Earlier, the Greek coastguard said a vessel carrying dozens of migrants had run aground off the island of Rhodes. Three people were killed and 80 rescued, it said.
‘Human dignity’
Ahead of the Luxembourg talks, the EU’s foreign policy chief Federica Mogherini said Europe had a “political and moral duty” to act on the migrant crisis in the Mediterranean.
“The Mediterranean is our sea and we have to act together as Europeans… The European Union was built and is built around the protection of human rights, human dignity and the life of human people – we need to be consistent in that.”
The EU has been criticised since the rescue operation, Mare Nostrum, was ended last year amid concerns over cost and fears it was encouraging more migrants. It now runs a more limited border control operation called Triton.
German Chancellor Angela Merkel said she was “appalled” by Sunday’s disaster and wanted Europe to find “answers”, her spokesman said.
UK Prime Minister David Cameron said it was “a dark day for Europe”, adding that “search and rescue is only one part.

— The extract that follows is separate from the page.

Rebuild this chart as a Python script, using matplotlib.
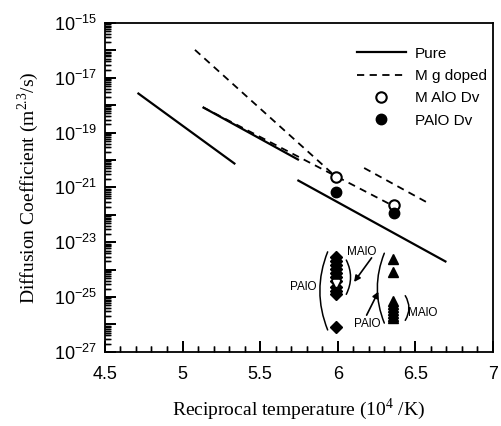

We need to go after traffickers, help stabilise these countries”.
Mr Cameron spoke to Mr Renzi by phone on Monday and backed the Italian PM’s call for an emergency European Council meeting on the migrant crisis.
Human smugglers are taking advantage of the political crisis in Libya to use it as a launching point for boats carrying migrants who are fleeing violence or economic hardship in Africa and the Middle East.
In a joint press conference with Maltese PM Joseph Muscat in Rome, Mr Renzi said the priority was to stop the traffickers at source.
However, he said military intervention in Libya was “not on the table”.
Mr Muscat said Sunday’s disaster off Libya, in which only 28 of some 700 migrants were rescued, was “a game changer”, adding: “If Europe doesn’t work together history will judge it very badly.”
The UN says the route from North Africa to Italy and Malta has become the world’s deadliest.
Up to 1,500 migrants are now feared to have drowned this year alone.